Teton’s storage is divided into three isolated filesystems to ensure that researchers have control of where their data are, and who can access it. 

  • /home: for configuration files and software user specific installations.

  • /project: a collaborative area shared among project members.

  • /gscratch: a large and fast storage area to temporarily store large data sets while they are being processed. This area is not backed up and is subject to periodic purges of old data.

Software

This links to a summary of the Teton software.

Project and Account Requests

For research projects, UWyo faculty members (Principal Investigators or PIs) can request a research project on ARCC HPC (high performance computing) resources, using this form. Note: you can also submit an initial set of users using this form.

User Accounts require a valid UWyo email address and a UWyo-Affiliated PI sponsor. UWyo faculty members can sponsor their own accounts, while students, post-doctoral researchers, or research associates must use their PI as their sponsor. Users with a valid UWyo email address can be added in the project request or added later, using the Request New Project form.

Non-UWyo external collaborators (Ex_Co) must be sponsored by a current UWyo faculty member. Ex_Co accounts can be requested here.

Once access is granted, connection to ARCC HPC resources may be established via SSH. Note that SSH connections require Two-Factor Authentication.

Condo Model

The model for sustaining the Condo program is premised on faculty and principal investigators using equipment purchase funds from their grants or other available funds to purchase compute nodes (individual servers) which are then added to the Teton compute cluster. Condo computing resources are used simultaneously by multiple users. Teton is a condo model resource and as such, investors do have priority on invested resources. This is implemented through preemption and jobs not associated with the investment could be requested on the system when investor submits jobs. However, if the investor chooses not to implement preemption on their resources, ARCC can disable preemption while offering next-in-line access if that mode is preferred.

  • There are default concurrent limits in place to prevent individual project accounts and users from saturating the cluster away from others. The default limits are listed below. To incentivize investments into the condo system, investors will have their limits increased.

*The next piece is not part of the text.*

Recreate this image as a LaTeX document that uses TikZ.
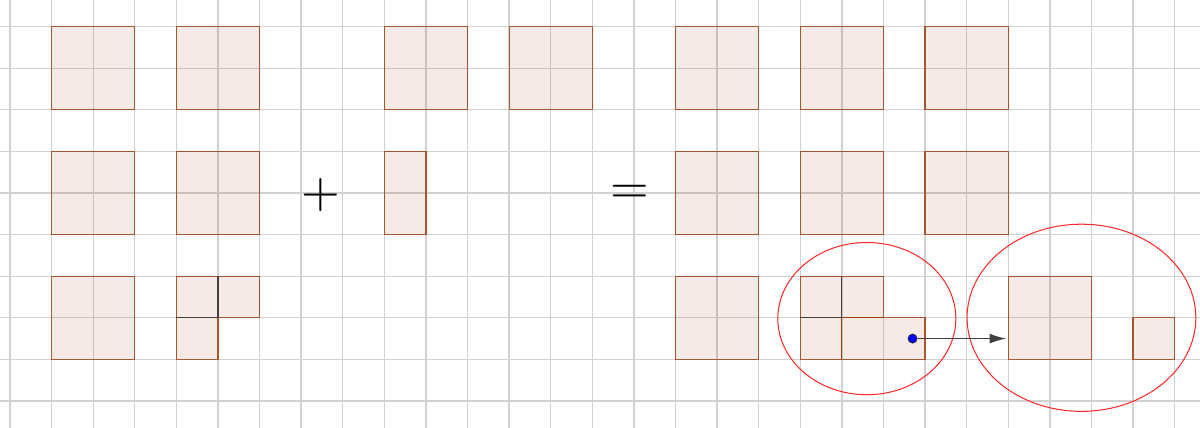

  • The system leverages a fairshare mechanism to offer a mechanism for projects that execute jobs on a more rare occasion priority over those who continuously run jobs on the system. To incentivize investments into the condo system, investors will have their fairshare value increased as well.

  • Finally, individual jobs occur runtime limits based on a study that was performed in ~2014 such that our maximum walltime for a compute job is 7 days. ARCC is currently evaluating this to determine whether the orthogonal limits of CPU count and walltime are optimal operational modes. ARCC is considering concurrent usage limits based on a relational combination of CPU count, Memory, and walltime that would allow more flexibility for different areas of science. There will likely still be an upper limit on individual compute job walltime as ARCC will not allow infinite job walltime and due to possible hardware faults.

Citing Teton

For information on citing Teton, please reference the citing section in Documentation and Help.